The Great Comission in a modern world

USA (MNN) — They walk among us. They are the gadget junkies who are always
trading in their widget-things for the smallest, thinnest, fastest, latest
upgrade of a modern day Batman utility belt.

Yet, have you ever considered that “they” might be missionaries? How do smart phones and digital media players
translate to the Great Commission?

The world is getting smaller by the minute because of how
the internet has created a new marketplace of ideas. It’s a brave new world of information, and the
Christian community is trying to figure out how to respond to a brand-new
medium that is unlike any other in the history of man. 

Bill Lohr, a spokesman with Faith Comes By Hearing, says offering
every person on the planet equal access to the Bible requires meeting the
unique needs of generations, technical societies, and fast-paced lifestyles.

One way to do that is through digital technology. At one time, getting the Gospel into people’s
hands required boots on the ground. Bibles were passed hand to hand. Then audio technology allowed for cassettes to cover more people. Radio allowed for the Gospel to bypass closed
borders and lack of access to equipment. With the advent of Web browsing came the explosion of users engaging in
Scripture use.  For example, Lohr notes, “The Web site, you can read and you can listen to that and you can read
right there on the site. We’ve had
streaming widgets which means people can go right on a Web site, click on their language and start listening right through the Web site; podcasts: we’re talking in the
millions that people are downloading these podcasts; i-Tunes store, Amazon
store, which means they can go in there and get these things for free.”

All of the translation work of the last 40 years means
access now, Lohr adds. “They can do that
on i-Tunes radio; we’re on Spotify, we’re on X-Box Music, we’re on Rhapsody, we’re
on e-Music, and it’s just incredible. In just the last year, just on those
streams, we’ve seen 35-million streams. It’s just incredible the access that we’re
allowed through technology.”

In countries where Bible distribution is illegal, the governments want to encourage progress, so
often they won’t stop technology, particularly with smart phones and mobile devices,
Lohr notes. “That technology is fine coming in.  It’s once people get that technology, then
they have access to the apps, to the streaming, that sort of thing.”

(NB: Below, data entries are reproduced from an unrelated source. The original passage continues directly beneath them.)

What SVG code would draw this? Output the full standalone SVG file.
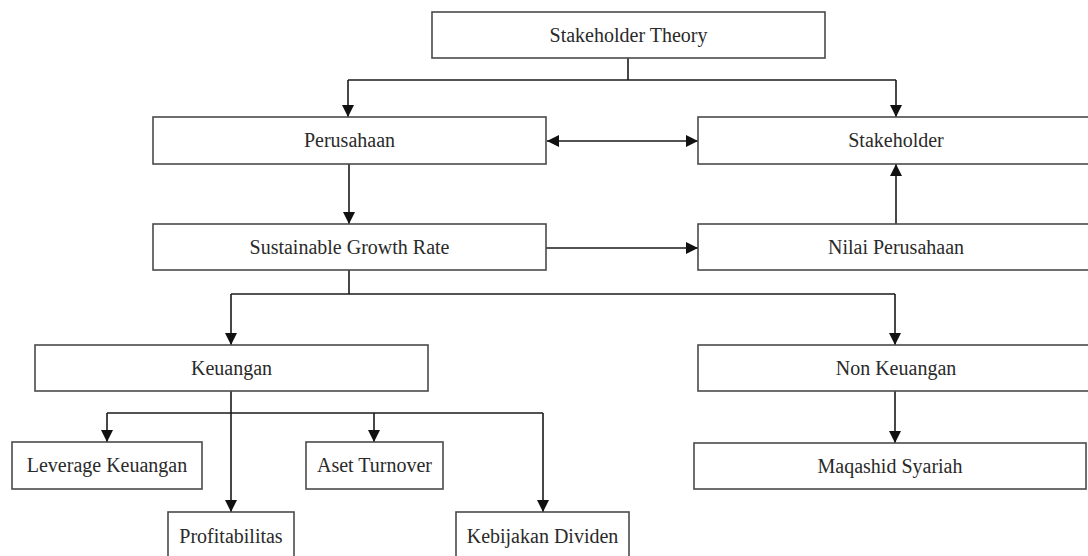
<svg xmlns="http://www.w3.org/2000/svg" width="1088" height="556" viewBox="0 0 1088 556">
<style>
.box{fill:#fff;stroke:#4a4a4a;stroke-width:1.6}
.lbl{font-family:"Liberation Serif","Times New Roman",serif;font-size:20px;fill:#2a2a2a;text-anchor:middle}
.ln{fill:none;stroke:#1a1a1a;stroke-width:1.6}
</style>
<defs>
<marker id="ah" markerUnits="userSpaceOnUse" markerWidth="13" markerHeight="13" refX="12" refY="6.5" orient="auto-start-reverse">
<path d="M0,0.5 L12,6.5 L0,12.5 z" fill="#111"/>
</marker>
</defs>
<rect width="1088" height="556" fill="#fff"/>
<g id="connectors">
<path class="ln" d="M628,58 V80"/>
<path class="ln" d="M348,80 H896"/>
<path class="ln" d="M348,80 V117" marker-end="url(#ah)"/>
<path class="ln" d="M896,80 V117" marker-end="url(#ah)"/>
<path class="ln" d="M547,141 H698" marker-start="url(#ah)" marker-end="url(#ah)"/>
<path class="ln" d="M349,164 V224" marker-end="url(#ah)"/>
<path class="ln" d="M546,248 H698" marker-end="url(#ah)"/>
<path class="ln" d="M896,224 V164" marker-end="url(#ah)"/>
<path class="ln" d="M349,270 V294"/>
<path class="ln" d="M231,294 H895"/>
<path class="ln" d="M231,294 V345" marker-end="url(#ah)"/>
<path class="ln" d="M895,294 V345" marker-end="url(#ah)"/>
<path class="ln" d="M231,391 V512" marker-end="url(#ah)"/>
<path class="ln" d="M107,413 H543"/>
<path class="ln" d="M107,413 V442" marker-end="url(#ah)"/>
<path class="ln" d="M374,413 V442" marker-end="url(#ah)"/>
<path class="ln" d="M543,413 V512" marker-end="url(#ah)"/>
<path class="ln" d="M895,391 V443" marker-end="url(#ah)"/>
</g>
<g id="stakeholder-theory"><rect class="box" x="432" y="12" width="393" height="46"/><text class="lbl" x="628.5" y="42">Stakeholder Theory</text></g>
<g id="perusahaan"><rect class="box" x="153" y="117" width="393" height="47"/><text class="lbl" x="349.5" y="147">Perusahaan</text></g>
<g id="stakeholder"><rect class="box" x="698" y="117" width="396" height="47"/><text class="lbl" x="896" y="147">Stakeholder</text></g>
<g id="sgr"><rect class="box" x="153" y="224" width="393" height="46"/><text class="lbl" x="349.5" y="254">Sustainable Growth Rate</text></g>
<g id="nilai-perusahaan"><rect class="box" x="698" y="224" width="396" height="46"/><text class="lbl" x="896" y="254">Nilai Perusahaan</text></g>
<g id="keuangan"><rect class="box" x="35" y="345" width="393" height="46"/><text class="lbl" x="231.5" y="375">Keuangan</text></g>
<g id="non-keuangan"><rect class="box" x="698" y="345" width="396" height="46"/><text class="lbl" x="896" y="375">Non Keuangan</text></g>
<g id="leverage"><rect class="box" x="12" y="442" width="190" height="47"/><text class="lbl" x="107" y="472">Leverage Keuangan</text></g>
<g id="aset-turnover"><rect class="box" x="306" y="442" width="137" height="47"/><text class="lbl" x="374.5" y="472">Aset Turnover</text></g>
<g id="maqashid"><rect class="box" x="694" y="443" width="392" height="46"/><text class="lbl" x="890" y="473">Maqashid Syariah</text></g>
<g id="profitabilitas"><rect class="box" x="168" y="512" width="126" height="50"/><text class="lbl" x="231" y="543">Profitabilitas</text></g>
<g id="kebijakan-dividen"><rect class="box" x="456" y="512" width="173" height="50"/><text class="lbl" x="542.5" y="543">Kebijakan Dividen</text></g>
</svg>
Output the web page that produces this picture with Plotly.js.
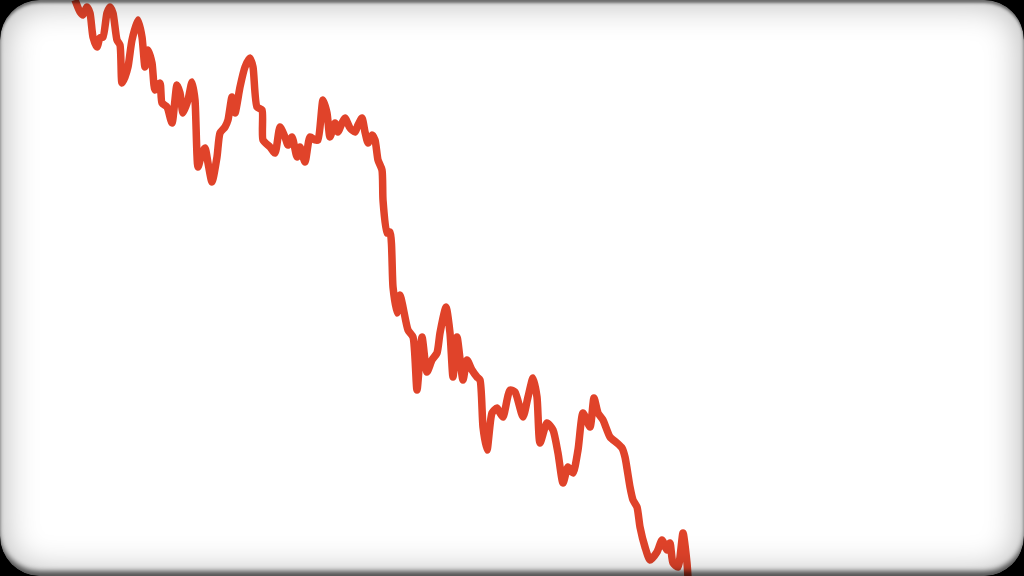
<!DOCTYPE html>
<html>
<head>
<meta charset="utf-8">
<script src="https://cdn.plot.ly/plotly-3.0.1.min.js"></script>
<style>
  html, body { margin:0; padding:0; width:1024px; height:576px; background:#000; overflow:hidden; }
  #frame { position:absolute; left:0; top:0; width:1024px; height:576px; background:#fff; border-radius:40px; }
  #chart { position:absolute; left:0; top:0; width:1024px; height:576px; filter: blur(0.7px); }
  #vig { position:absolute; left:0; top:0; width:1024px; height:576px; border-radius:40px; pointer-events:none;
         box-shadow: 0 0 0 60px #000, inset 0 0 34px 4px rgba(0,0,0,0.28), inset 0 4px 3px -1px rgba(0,0,0,0.5), inset 0 -6px 5px -1px rgba(0,0,0,0.6); }
</style>
</head>
<body>
<div id="frame"></div>
<div id="chart"></div>
<div id="vig"></div>
<script>
// time index (arbitrary units) and price level (arbitrary units)
const timeIdx = [75,80,83,87,90,93,97,100,103,107,110,113,117,120,122,125,128,132,138,142,145,148,152,155,160,162,167,172,177,180,183,188,192,195,198,202,205,208,212,217,220,225,228,232,235,240,245,250,253,257,262,263,270,275,280,285,288,292,297,300,305,310,315,318,323,327,330,335,338,342,345,350,355,358,362,365,368,372,375,378,382,383,387,390,393,397,400,403,408,413,417,422,427,432,437,440,446,450,453,457,463,467,472,477,480,483,487,492,497,500,503,510,515,523,528,533,537,540,547,553,558,563,568,573,578,583,590,594,598,603,610,617,622,625,630,633,637,640,645,650,657,662,667,670,673,678,683,687,688];
const pixelY = [0,12,15,7,13,37,47,38,37,13,7,13,40,45,83,77,67,40,20,37,67,50,63,90,83,103,107,123,85,93,113,100,82,100,167,153,148,163,182,157,133,127,120,97,113,87,67,58,67,107,110,140,147,153,127,137,145,137,157,147,162,137,140,140,100,113,137,123,132,123,118,128,132,125,118,132,143,135,140,160,170,200,233,232,287,313,295,307,330,337,390,337,372,360,353,333,307,333,377,337,380,360,370,377,380,427,450,413,408,413,417,390,392,417,397,378,397,443,423,430,453,483,467,473,450,413,427,398,413,420,437,443,448,457,487,500,507,527,547,560,552,540,550,543,563,567,533,563,578];
const level = pixelY.map(v => 576 - v);

const trace = {
  x: timeIdx, y: level, type:'scatter', mode:'lines',
  line: { color:'#e0432a', width:7.5, shape:'spline', smoothing:0.6 },
  hoverinfo:'skip'
};
const layout = {
  width:1024, height:576,
  margin:{l:0,r:0,t:0,b:0},
  paper_bgcolor:'rgba(0,0,0,0)', plot_bgcolor:'rgba(0,0,0,0)',
  showlegend:false,
  xaxis:{range:[0,1024], visible:false, fixedrange:true},
  yaxis:{range:[0,576], visible:false, fixedrange:true}
};
Plotly.newPlot('chart', [trace], layout, {displayModeBar:false, staticPlot:true});
</script>
</body>
</html>
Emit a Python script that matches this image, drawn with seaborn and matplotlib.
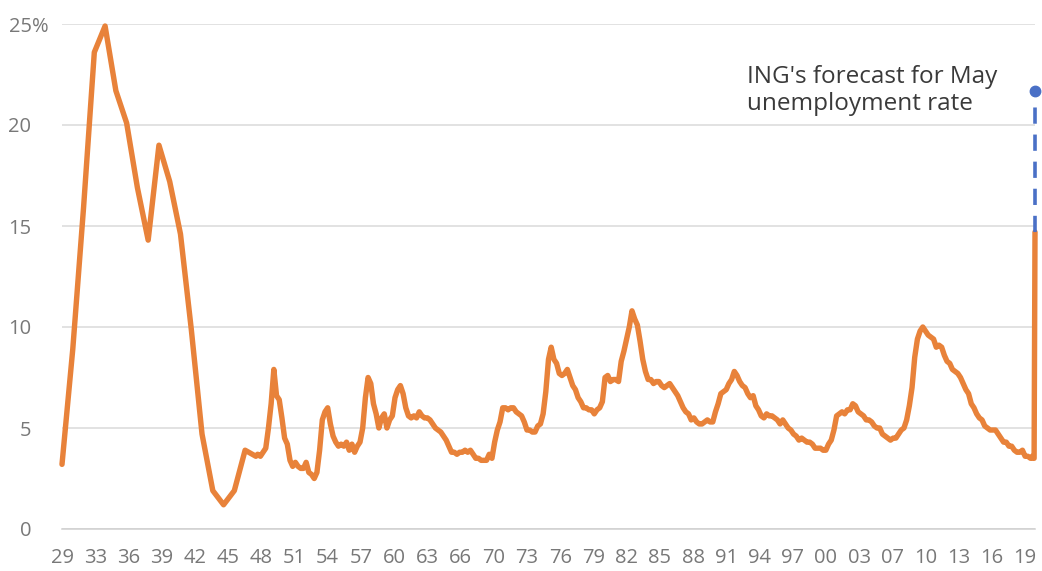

Lohr goes on to say that satellite television has been a huge
help to their quest of meeting the biblical
needs of a complex world through modern technology. “We have a new partner with SAT-7, who is the
largest Christian satellite broadcaster into the Middle East and North Africa. Now
we’re on satellite TV, and it’s a 24-hour stream in Arabic, and we’re looking
at including Dari, Farsi, and Turkish.” What that means, Lohr explains, is that people
have access to God’s Word immediately, in the privacy of their own homes. 

What that means is Truth has multiple avenues to reach
people. What’s the problem? Technology costs money. It costs in terms of ideas, time, and other
resources. To make sure that Scripture can get to the part of the world where
people can’t/won’t/don’t read, someone has to pave the way. Lohr says, “Folks in North America, we really
would like them to be ambassadors, to let people know that this exists.”

Is this a thinly-veiled ask for funds? No, and here’s why: “We want to cover the
world with God’s Word, that it will be available 24/7, it will be available on multiple
platforms,” says Lohr, adding, “It
really is the body of Christ. It’s the Church coming together. Not all of us
can go to other countries and actually travel there. Not all of us are translators,
not all of us do recording. Not all of us build apps and software. We have to
find where we can be part of this team.”